Una escena habitual durante mis encuentros sociales es ver a mis amigos adultos tomando el sol, hablando por el móvil o alargando tranquilamente la sobremesa con un café mientras yo estoy jugando al escondite o revolcada por el suelo con nuestros hijos.



No sé si lo hago para escaquearme de conversaciones serias y aburridas o porque me apetece, pero lo cierto es que a los niños les gusta jugar conmigo, y a mí con ellos. 

“¿Y antes de tener un hijo eras tan niñera?”, me pregunta mucha gente al descubrir mi escondida faceta de flautista de Hamelin.



No, les respondo. Antes de ser madre solía pensármelo mucho antes de aceptar planes que incluían un montón de retoños a mi alrededor —véase barbacoas, salidas a granjas o a la playa, cumpleaños—, pero, viendo la rapidez con la que que todos mis amigos procreaban, dichos planes fueron cada vez más inevitables, y fui descubriendo que me gustaba, y me sigue gustando, poder volver a jugar con los Playmobil, participar de sus juegos imaginarios, escuchar sus conversaciones naturales y despreocupadas, su curiosidad, su lógica aplastante, su ingenuidad y transparencia a la hora de ver el mundo.



Los niños pueden ponerse intensitos, sí, pero a su lado uno aprende y se hace mejor persona, eso es innegable.  

Nunca he entendido, pues, cuando alguien suelta una frase como “es que a mí no me gustan los niños”, o “a mí solo me gustan los míos y no tengo por qué aguantar a los de los demás”.



Como si los niños, en lugar de seres humanos, fueran un tipo de comida, un bolso, un estilo de música, una película… que puedas decidir prescindir de ellos o no. 

“No cabe duda de que los niños pueden perturbar entornos que de otro modo serían tranquilos, por ejemplo, llorando en el asiento de atrás, en un avión o hablando más alto de lo que las normas sociales considerarían educado. Pero la expresión 'no me gusta' relega a los niños al mismo nivel que los coches o los bolsos, y permite que la gente los descarte como un asunto digno de su preocupación”, reflexiona la periodista Stephanie H. Murray en un artículo reciente en The Atlantic.



Según Murray, al tratar a los niños de mercancías, insinuamos que la responsabilidad recae sola y únicamente en el propietario, justificando a los que dicen que ellos no tienen por qué aguantar a los niños de los demás.
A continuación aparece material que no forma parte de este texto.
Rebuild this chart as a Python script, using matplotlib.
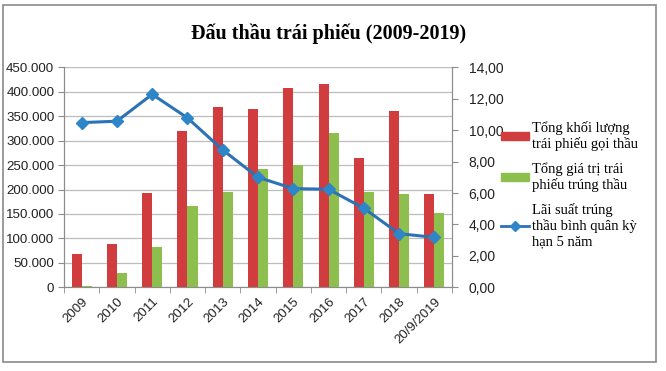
import matplotlib
matplotlib.use("Agg")
import matplotlib.pyplot as plt
from matplotlib.patches import Rectangle
from matplotlib.lines import Line2D
import numpy as np

years = ['2009', '2010', '2011', '2012', '2013', '2014', '2015', '2016',
         '2017', '2018', '20/9/2019']
# nghin ty dong
goi_thau = [69, 88, 192, 320, 369, 365, 408, 416, 264, 360, 191]
trung_thau = [2, 29, 82, 167, 194, 241, 250, 316, 194, 191, 153]
# %
lai_suat = [10.48, 10.57, 12.28, 10.78, 8.74, 7.00, 6.28, 6.24, 5.03, 3.41, 3.18]

labels = ['Tổng khối lượng\ntrái phiếu gọi thầu',
          'Tổng giá trị trái\nphiếu trúng thầu',
          'Lãi suất trúng\nthầu bình quân kỳ\nhạn 5 năm']

red = '#D13C3E'
green = '#8DBF4F'
blue = '#2C72B5'
grey = '#8C8C8C'

fig = plt.figure(figsize=(6.66, 3.71), dpi=100)
ax = fig.add_axes([0.0961, 0.2256, 0.5826, 0.593])
ax2 = ax.twinx()

x = np.arange(len(years))
w = 0.285
ax.bar(x - w / 2, goi_thau, w, color=red, zorder=3)
ax.bar(x + w / 2, trung_thau, w, color=green, zorder=3)
ax2.plot(x, lai_suat, color=blue, lw=2.2, marker='D', ms=6.5,
         markerfacecolor='#2E86C8', markeredgecolor='#2E86C8', zorder=4)

ax.set_xlim(-0.5, len(years) - 0.5)
ax.set_ylim(0, 450)
ax.set_yticks(np.arange(0, 451, 50))
ax.set_yticklabels(['{:,}'.format(v * 1000).replace(',', '.') for v in range(0, 451, 50)])
ax2.set_ylim(0, 14)
ax2.set_yticks(np.arange(0, 15, 2))
ax2.set_yticklabels(['{:.2f}'.format(v).replace('.', ',') for v in range(0, 15, 2)])

ax.yaxis.grid(True, color='#BDBDBD', lw=0.9, zorder=0)
ax.set_axisbelow(True)

ax.set_xticks(x)
ax.set_xticklabels(years, rotation=45, ha='right', rotation_mode='anchor')
ax.set_xticks(np.arange(-0.5, len(years), 1), minor=True)
ax.tick_params(axis='x', which='major', length=0, pad=6)
ax.tick_params(axis='x', which='minor', length=4, color=grey)

for a in (ax, ax2):
    a.spines['top'].set_visible(False)
    for s in ('left', 'right', 'bottom'):
        a.spines[s].set_color(grey)
    a.tick_params(axis='y', length=4, color=grey, labelsize=10)
ax.tick_params(axis='x', labelsize=9.5)
ax.tick_params(axis='y', pad=3, labelsize=9.6)
ax2.tick_params(axis='y', pad=8)

for lab in ax.get_xticklabels() + ax.get_yticklabels() + ax2.get_yticklabels():
    lab.set_fontfamily('Liberation Sans')
    lab.set_color('#222222')

fig.text(0.494, 0.91, 'Đấu thầu trái phiếu (2009-2019)', ha='center', va='center',
         fontsize=14.5, fontweight='bold', family='Liberation Serif')

handles = [Rectangle((0, 0), 1, 1, color=red),
           Rectangle((0, 0), 1, 1, color=green),
           Line2D([], [], color=blue, lw=2, marker='D', ms=5,
                  markerfacecolor='#2E86C8', markeredgecolor='#2E86C8')]
fig.legend(handles, labels, loc='upper left', bbox_to_anchor=(0.744, 0.69),
           frameon=False, prop={'family': 'Liberation Serif', 'size': 10.5},
           handlelength=1.9, handleheight=0.5, handletextpad=0.2,
           labelspacing=0.75, borderaxespad=0)

fig.add_artist(Rectangle((3 / 666, 1 - 362 / 371), 653 / 666, 357 / 371,
                         transform=fig.transFigure, fill=False,
                         edgecolor='#8A8A8A', lw=1.2))

fig.savefig('out.png', dpi=100)
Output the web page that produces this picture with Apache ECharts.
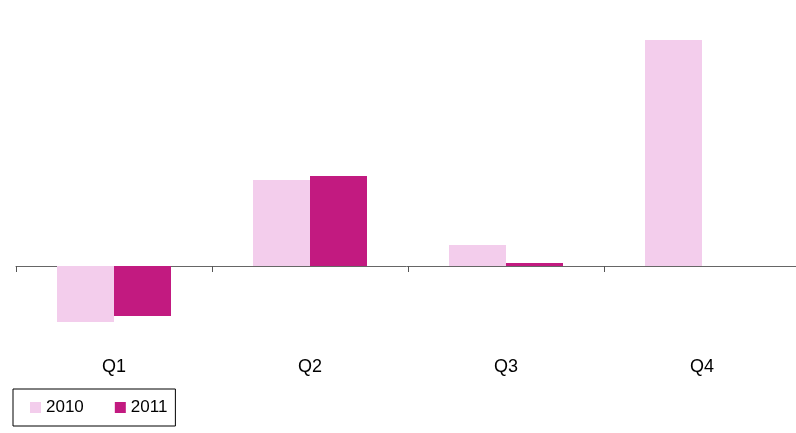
<!DOCTYPE html>
<html>
<head>
<meta charset="utf-8">
<script src="https://cdn.jsdelivr.net/npm/echarts@6/dist/echarts.min.js"></script>
<style>
html,body{margin:0;padding:0;background:#fff;}
#chart{width:796px;height:433px;}
</style>
</head>
<body>
<div id="chart"></div>
<script>
const categories = ['Q1', 'Q2', 'Q3', 'Q4'];
const seriesNames = ['2010', '2011'];
const values2010 = [-56, 86, 21, 226];
const values2011 = [-50, 90, 3, null];

const chart = echarts.init(document.getElementById('chart'), null, {renderer: 'canvas'});
chart.setOption({
  animation: false,
  backgroundColor: '#ffffff',
  textStyle: {fontFamily: 'Liberation Sans, Arial, sans-serif'},
  grid: {left: 16, width: 784, top: 16, height: 334, containLabel: false, outerBoundsMode: 'none'},
  legend: {
    data: seriesNames,
    left: 13, top: 389,
    orient: 'horizontal',
    itemWidth: 11, itemHeight: 11, itemGap: 31,
    icon: 'rect',
    borderColor: '#000', borderWidth: 1, borderRadius: 0,
    padding: [10, 8, 10, 17],
    textStyle: {fontSize: 17, color: '#000', fontFamily: 'Liberation Sans, Arial, sans-serif'}
  },
  xAxis: [
    {
      type: 'category', data: categories, position: 'bottom',
      axisLine: {show: false, onZero: false},
      axisTick: {show: false},
      axisLabel: {fontSize: 18, color: '#000', margin: 8, fontFamily: 'Liberation Sans, Arial, sans-serif'}
    },
    {
      type: 'category', data: categories, position: 'bottom',
      axisLine: {show: true, onZero: true, lineStyle: {color: '#666', width: 1}},
      axisTick: {show: true, length: 6, lineStyle: {color: '#555'}},
      axisLabel: {show: false}
    }
  ],
  yAxis: {
    type: 'value', min: -84, max: 250,
    show: false,
    splitLine: {show: false}
  },
  series: [
    {name: seriesNames[0], type: 'bar', xAxisIndex: 0, data: values2010,
     barWidth: 57, barGap: '0%', itemStyle: {color: '#F3CDEC'}},
    {name: seriesNames[1], type: 'bar', xAxisIndex: 0, data: values2011,
     barWidth: 57, barGap: '0%', itemStyle: {color: '#C21A80'}}
  ]
});
</script>
</body>
</html>
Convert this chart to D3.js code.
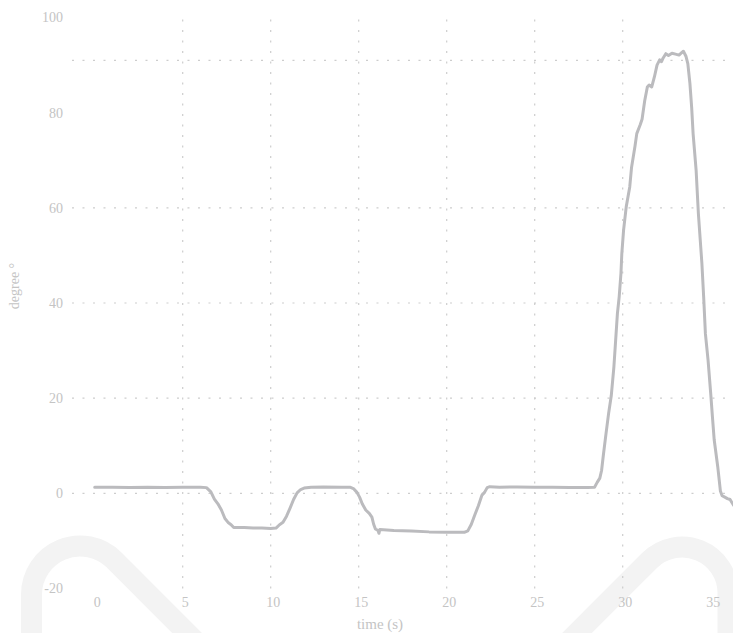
<!DOCTYPE html>
<html>
<head>
<meta charset="utf-8">
<script src="https://cdn.jsdelivr.net/npm/d3@7"></script>
<style>
  body { margin: 0; background: #fff; }
  svg { display: block; }
  .tick text, .axisText { font-family: "Liberation Serif", "DejaVu Serif", serif; fill: #c4c4c4; }
</style>
</head>
<body>
<div id="chart"></div>
<script>
// time (s)
var timeVals = [0, 1, 2, 3, 4, 5, 6, 6.35, 6.6, 6.8, 7.0, 7.2, 7.4, 7.6, 7.75, 7.9, 8.5, 9, 9.5, 10.0,
  10.3, 10.5, 10.7, 10.9, 11.1, 11.3, 11.5, 11.7, 11.9, 12.3, 13, 14, 14.5, 14.7, 14.9, 15.05, 15.2, 15.4,
  15.6, 15.75, 15.85, 15.95, 16.1, 16.15, 16.2, 17, 18, 19, 20, 21, 21.2, 21.4, 21.6, 21.8, 22.0, 22.15,
  22.3, 22.45, 23, 24, 25, 26, 27, 28, 28.4, 28.55, 28.7, 28.8, 28.9, 29.05, 29.2, 29.35, 29.5, 29.6,
  29.7, 29.8, 29.9, 29.95, 30.05, 30.2, 30.4, 30.5, 30.7, 30.8, 31.0, 31.1, 31.25, 31.4, 31.5, 31.65,
  31.8, 31.95, 32.1, 32.2, 32.3, 32.45, 32.6, 32.8, 33.0, 33.2, 33.35, 33.45, 33.6, 33.7, 33.82, 33.92,
  34.0, 34.17, 34.3, 34.5, 34.6, 34.7, 34.85, 35.0, 35.1, 35.2, 35.4, 35.55, 35.65, 35.8, 35.95, 36.1, 36.3];
// degree
var degreeVals = [1.3, 1.3, 1.25, 1.3, 1.25, 1.3, 1.3, 1.2, 0.3, -1.2, -2.2, -3.5, -5.3, -6.2, -6.6, -7.2, -7.2, -7.3, -7.3, -7.4,
  -7.3, -6.6, -6.1, -4.8, -3.1, -1.3, 0.1, 0.8, 1.1, 1.3, 1.35, 1.3, 1.3, 1.0, 0.2, -0.8, -2.2, -3.5,
  -4.2, -5.0, -6.5, -7.5, -7.8, -8.4, -7.6, -7.8, -7.9, -8.1, -8.2, -8.2, -7.9, -6.5, -4.5, -2.6, -0.4, 0.2,
  1.2, 1.4, 1.3, 1.35, 1.3, 1.3, 1.25, 1.25, 1.3, 2.3, 3.2, 4.8, 8.0, 12.5, 16.8, 20.5, 26.6, 32.2,
  37.8, 41.3, 46.2, 50.4, 55.3, 60.2, 64.4, 68.4, 73, 75.6, 77.5, 78.6, 82.5, 85.4, 85.8, 85.4,
  87.5, 90, 91.1, 90.7, 91.5, 92.4, 92.0, 92.5, 92.3, 92.1, 92.6, 92.9, 91.8, 90.3, 86.1, 81,
  75.6, 68, 58.8, 48.3, 41.3, 33.5, 28, 21, 16, 11.2, 5.6, 0.5, -0.5, -0.8, -1.1, -1.3, -2.5];

var xTicks = [0, 5, 10, 15, 20, 25, 30, 35];
var yTicks = [-20, 0, 20, 40, 60, 80, 100];
var xGrid = [5, 10, 15, 20, 25, 30];
var yGrid = [0, 20, 40, 60, 91];

var svgWidth = 733, svgHeight = 633;

var svg = d3.select("#chart")
  .append("svg")
  .attr("width", svgWidth)
  .attr("height", svgHeight);

var xScale = d3.scaleLinear().domain([0, 35]).range([94.7, 710.7]);
var yScale = d3.scaleLinear().domain([-20, 100]).range([588.5, 17.5]);

// faint background logo strokes
var deco = svg.append("g")
  .attr("fill", "none")
  .attr("stroke", "#f3f3f3")
  .attr("stroke-width", 21);
deco.append("path").attr("d", "M31.5,660 V594.5 A48.5,48.5 0 0 1 114.3,560.2 L205,651");
deco.append("path").attr("d", "M728,660 V593 A46,46 0 0 0 649.5,560.5 L560,650");

// grid lines
var grid = svg.append("g")
  .attr("stroke", "#cdcdcd")
  .attr("stroke-width", 1.2)
  .attr("stroke-dasharray", "2,8.5");

grid.selectAll(".hgrid")
  .data(yGrid)
  .enter()
  .append("line")
  .attr("x1", xScale(-1.29))
  .attr("x2", svgWidth)
  .attr("y1", d => yScale(d))
  .attr("y2", d => yScale(d));

grid.selectAll(".vgrid")
  .data(xGrid)
  .enter()
  .append("line")
  .attr("x1", d => xScale(d))
  .attr("x2", d => xScale(d))
  .attr("y1", yScale(100) + 2)
  .attr("y2", yScale(-20));

// axes (labels only)
var bottomAxis = d3.axisBottom(xScale).tickValues(xTicks).tickSize(0).tickFormat(d3.format("d"));
var leftAxis = d3.axisLeft(yScale).tickValues(yTicks).tickSize(0).tickFormat(d => String(d));

var xAxisG = svg.append("g")
  .attr("transform", "translate(2, 594)")
  .attr("color", "#c4c4c4")
  .call(bottomAxis);
xAxisG.select(".domain").remove();
xAxisG.selectAll("text").attr("font-size", "14px").attr("dy", "0.71em");

var yAxisG = svg.append("g")
  .attr("transform", "translate(66, 0)")
  .attr("color", "#c4c4c4")
  .call(leftAxis);
yAxisG.select(".domain").remove();
yAxisG.selectAll("text").attr("font-size", "14px");

// axis titles
svg.append("text")
  .attr("class", "axisText")
  .attr("x", 380)
  .attr("y", 629)
  .attr("font-size", "15px")
  .style("text-anchor", "middle")
  .text("time (s)");

svg.append("text")
  .attr("class", "axisText")
  .attr("transform", "translate(19, 286) rotate(-90)")
  .attr("font-size", "14px")
  .style("text-anchor", "middle")
  .text("degree °");

// the line
var lineData = timeVals.map((t, i) => ({ t: t, v: degreeVals[i] }));
var line = d3.line()
  .x(d => xScale(d.t))
  .y(d => yScale(d.v));

svg.append("path")
  .datum(lineData)
  .attr("fill", "none")
  .attr("stroke", "#bbbbbe")
  .attr("stroke-width", 3)
  .attr("stroke-linejoin", "round")
  .attr("stroke-linecap", "round")
  .attr("d", line);
</script>
</body>
</html>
Y lo dicen sin remordimientos de conciencia, porque decir “no me gustan los niños” no se considera políticamente incorrecto, mientras sí lo es decir “no me gusta la gente mayor”, “no me gustan las mujeres”, o cualquier otro grupo de seres humanos que altere su equilibrio interior. 

Murray insiste en que la frase “no me gustan los niños” suele esconder una forma de expresar otras emociones más complejas, por ejemplo, justificar la decisión de no querer ser padres o arrepentirse de haberlo sido.



Sin embargo, también esconde una falta de responsabilidad social, ya que los niños son seres humanos, además de ser el futuro de nuestra sociedad. Por lo tanto, si nos preocupa el futuro de la sociedad, también deben “ocuparnos” y preocuparnos los niños.